## Description of the task
Scan the data. Collect each line that contains the word "chart".
━━━━
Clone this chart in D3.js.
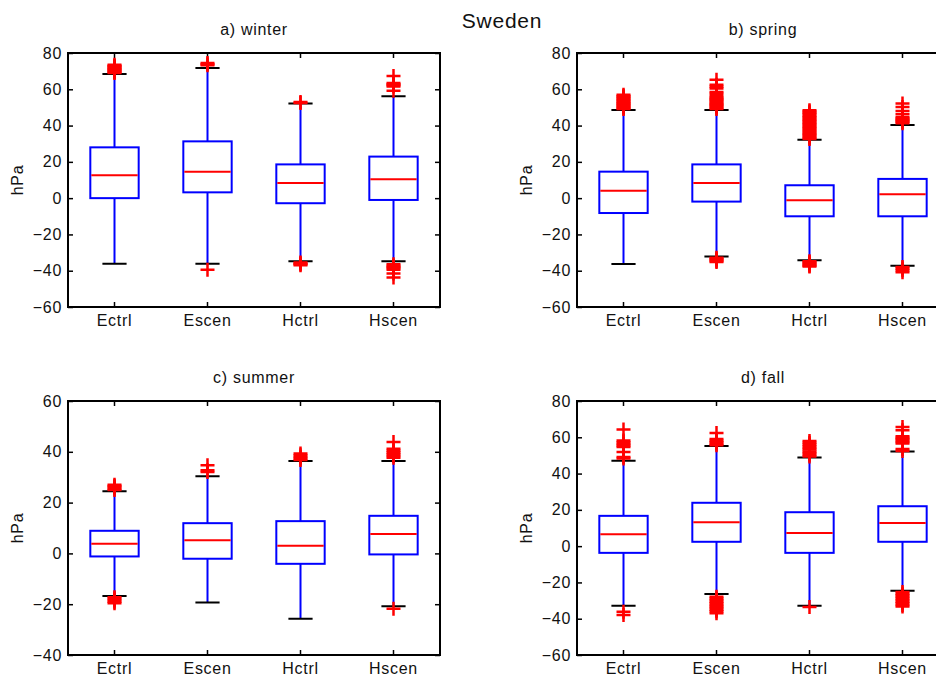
<!DOCTYPE html>
<html>
  <head>
    <meta charset="utf-8">
    <title>Sweden pressure anomalies</title>
    <script src="https://d3js.org/d3.v7.min.js"></script>
    <style>
      body { margin: 0; background: #fff; }
      svg { display: block; font-family: "Liberation Sans", Arial, sans-serif; }
      .tick text { font-size: 16px; letter-spacing: 0.7px; fill: #111; }
      .tick line { stroke: #000; stroke-width: 1.5; }
      .panelTitle { font-size: 16px; letter-spacing: 0.7px; fill: #111; text-anchor: middle; }
      .yLabel { font-size: 16px; letter-spacing: 0.7px; fill: #111; text-anchor: middle; }
    </style>
  </head>
  <body>
    <svg id="chart" width="936" height="679"></svg>
    <script>
      // experiments and seasons
      var categories = ["Ectrl", "Escen", "Hctrl", "Hscen"];
      var seasons = ["a) winter", "b) spring", "c) summer", "d) fall"];
      // y axis ticks for each season
      var yTicks = [
        [-60, -40, -20, 0, 20, 40, 60, 80],
        [-60, -40, -20, 0, 20, 40, 60, 80],
        [-40, -20, 0, 20, 40, 60],
        [-60, -40, -20, 0, 20, 40, 60, 80]
      ];
      // box statistics (hPa), one row per season, one value per experiment
      var lowerWhisker = [
        [-36.1, -36.1, -34.8, -34.8],
        [-36.3, -32.1, -34.3, -37.2],
        [-16.8, -19.3, -25.7, -20.8],
        [-32.9, -26.4, -32.9, -24.6]
      ];
      var lowerQuartile = [
        [0, 3.2, -2.8, -1.0],
        [-8.2, -1.9, -10, -10],
        [-1.2, -2.1, -4.1, -0.4],
        [-3.7, 2.4, -3.7, 2.4]
      ];
      var median = [
        [12.6, 14.6, 8.4, 10.4],
        [4.1, 8.4, -1.2, 2.1],
        [3.8, 5.2, 3.0, 7.6],
        [6.6, 13.2, 7.3, 12.7]
      ];
      var upperQuartile = [
        [28, 31.3, 18.6, 22.9],
        [14.6, 18.6, 7.1, 10.6],
        [8.9, 11.9, 12.7, 14.8],
        [16.7, 23.9, 18.7, 22.0]
      ];
      var upperWhisker = [
        [68.4, 71.7, 52.1, 56.1],
        [48.6, 48.6, 32.2, 40.3],
        [24.5, 30.4, 36.4, 36.4],
        [47.0, 55.2, 48.8, 52.1]
      ];
      // outliers per season and experiment
      var winterOutliers = [
        [69, 69.5, 70, 70.5, 71, 71.5, 72, 72.5, 73, 73.5],
        [73.2, 73.8, 74.5, -39.5],
        [52.5, 53, -35.5, -36, -36.5, -37],
        [59.2, 61.6, 62.2, 62.8, 63.5, 67.3, -36.5, -37.2, -37.9, -38.6, -39.4, -41.6, -43.8]
      ];
      var springOutliers = [
        [49.1, 49.6, 50.3, 50.8, 51.4, 52, 52.5, 53.1, 53.8, 54.4, 55, 55.7, 56.3, 57],
        [49.2, 49.8, 50.5, 51.2, 51.8, 52.5, 53.3, 54, 54.6, 55.4, 56.2, 57.6, 58.5, 60.4, 61.4, 62.5, 65.3,
         -32.8, -33.4, -34, -34.6, -35.2],
        [32.6, 33.3, 34, 34.8, 35.5, 36.2, 37, 37.8, 38.5, 39.3, 40.1, 40.8, 41.6, 42.4, 43.1, 43.9, 44.6,
         45.4, 46.2, 47, 47.8, 48.5, -34.8, -35.4, -36, -36.6, -37.2, -37.7],
        [41.3, 41.9, 42.6, 43.2, 43.9, 44.6, 46.2, 48, 50.2, 52.1, -38, -38.8, -39.8, -40.8]
      ];
      var summerOutliers = [
        [25, 25.5, 26, 26.5, 27, -17.3, -17.8, -18.4, -19, -19.6],
        [32, 32.7, 34.7],
        [36.8, 37.4, 38, 38.6, 39.3],
        [37.7, 38.3, 39, 39.7, 40.4, 41.2, 43.9, -21.8]
      ];
      var fallOutliers = [
        [48.3, 49.2, 51.9, 54.7, 55.5, 56.3, 57.2, 58.2, 64.3, -36.2, -38],
        [55.6, 56.4, 57.2, 58.1, 59.1, 62.4, -27.9, -28.8, -29.7, -30.6, -31.5, -32.4, -33.3, -34.1, -35, -35.9, -37],
        [49.4, 50.4, 51.3, 52.2, 53.2, 54.1, 55, 56, 57, 58, -33.6],
        [52.4, 53.6, 56.6, 57.4, 58.2, 59, 59.8, 60.6, 63.9, 65.7,
         -25.3, -26.2, -27, -27.9, -28.8, -29.7, -30.6, -31.5, -32.4, -33.3]
      ];
      var outliers = [winterOutliers, springOutliers, summerOutliers, fallOutliers];

      // panel frames: [left, right, top, bottom]
      var frames = [
        [68, 440, 53, 307],
        [577, 949, 53, 307],
        [68, 440, 401, 655],
        [577, 949, 401, 655]
      ];

      var chart = d3.select("#chart");

      chart.append("text")
        .attr("x", 502)
        .attr("y", 28)
        .attr("text-anchor", "middle")
        .style("font-size", "21px")
        .style("letter-spacing", "0.8px")
        .style("fill", "#111")
        .text("Sweden");

      seasons.forEach(function(season, s) {
        var f = frames[s];
        var g = chart.append("g");
        var x = d3.scaleBand().domain(categories).range([f[0], f[1]]);
        var y = d3.scaleLinear()
          .domain([yTicks[s][0], yTicks[s][yTicks[s].length - 1]])
          .range([f[3], f[2]]);
        var bw = x.bandwidth();
        var cx = function(c) { return x(c) + bw / 2; };
        var boxW = bw * 0.52;
        var capW = bw * 0.26;

        // axes, ticks pointing inward on every side
        var left = g.append("g").attr("transform", "translate(" + f[0] + ",0)")
          .call(d3.axisLeft(y).tickValues(yTicks[s]).tickSize(-5).tickPadding(6));
        var right = g.append("g").attr("transform", "translate(" + f[1] + ",0)")
          .call(d3.axisRight(y).tickValues(yTicks[s]).tickSize(-5).tickFormat(""));
        var bottom = g.append("g").attr("transform", "translate(0," + f[3] + ")")
          .call(d3.axisBottom(x).tickSize(-5).tickPadding(8));
        var top = g.append("g").attr("transform", "translate(0," + f[2] + ")")
          .call(d3.axisTop(x).tickSize(-5).tickFormat(""));
        [left, right, bottom, top].forEach(function(a) {
          a.attr("font-family", null).attr("font-size", null);
          a.select(".domain").remove();
        });

        // whiskers
        g.selectAll(".whisker")
          .data(categories)
          .enter().append("path")
            .attr("d", function(c, i) {
              return "M" + cx(c) + "," + y(upperWhisker[s][i]) + "V" + y(upperQuartile[s][i]) +
                "M" + cx(c) + "," + y(lowerQuartile[s][i]) + "V" + y(lowerWhisker[s][i]);
            })
            .attr("stroke", "#0000ff")
            .attr("stroke-width", 2)
            .attr("fill", "none");

        // whisker caps
        g.selectAll(".cap")
          .data(categories)
          .enter().append("path")
            .attr("d", function(c, i) {
              return "M" + (cx(c) - capW / 2) + "," + y(upperWhisker[s][i]) + "h" + capW +
                "M" + (cx(c) - capW / 2) + "," + y(lowerWhisker[s][i]) + "h" + capW;
            })
            .attr("stroke", "#000")
            .attr("stroke-width", 2)
            .attr("fill", "none");

        // boxes
        g.selectAll(".box")
          .data(categories)
          .enter().append("rect")
            .attr("x", function(c) { return cx(c) - boxW / 2; })
            .attr("y", function(c, i) { return y(upperQuartile[s][i]); })
            .attr("width", boxW)
            .attr("height", function(c, i) { return y(lowerQuartile[s][i]) - y(upperQuartile[s][i]); })
            .attr("stroke", "#0000ff")
            .attr("stroke-width", 2)
            .attr("fill", "none");

        // medians
        g.selectAll(".median")
          .data(categories)
          .enter().append("line")
            .attr("x1", function(c) { return cx(c) - boxW / 2 + 1; })
            .attr("x2", function(c) { return cx(c) + boxW / 2 - 1; })
            .attr("y1", function(c, i) { return y(median[s][i]); })
            .attr("y2", function(c, i) { return y(median[s][i]); })
            .attr("stroke", "#ff0000")
            .attr("stroke-width", 2);

        // outliers as red crosses
        categories.forEach(function(c, i) {
          g.selectAll(".out" + i)
            .data(outliers[s][i])
            .enter().append("path")
              .attr("d", function(v) {
                return "M" + (cx(c) - 7) + "," + y(v) + "h14" +
                  "M" + cx(c) + "," + (y(v) - 7) + "v14";
              })
              .attr("stroke", "#ff0000")
              .attr("stroke-width", 2.5)
              .attr("fill", "none");
        });

        // frame
        g.append("rect")
          .attr("x", f[0])
          .attr("y", f[2])
          .attr("width", f[1] - f[0])
          .attr("height", f[3] - f[2])
          .attr("fill", "none")
          .attr("stroke", "#000")
          .attr("stroke-width", 2);

        // titles
        g.append("text")
          .attr("class", "panelTitle")
          .attr("x", (f[0] + f[1]) / 2)
          .attr("y", f[2] - 18)
          .text(season);
        g.append("text")
          .attr("class", "yLabel")
          .attr("transform", "translate(" + (f[0] - 45) + "," + ((f[2] + f[3]) / 2) + ") rotate(-90)")
          .text("hPa");
      });
    </script>
  </body>
</html>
━━━━
## Correct result
Clone this chart in D3.js.
    <svg id="chart" width="936" height="679"></svg>
      var chart = d3.select("#chart");
      chart.append("text")
        var g = chart.append("g");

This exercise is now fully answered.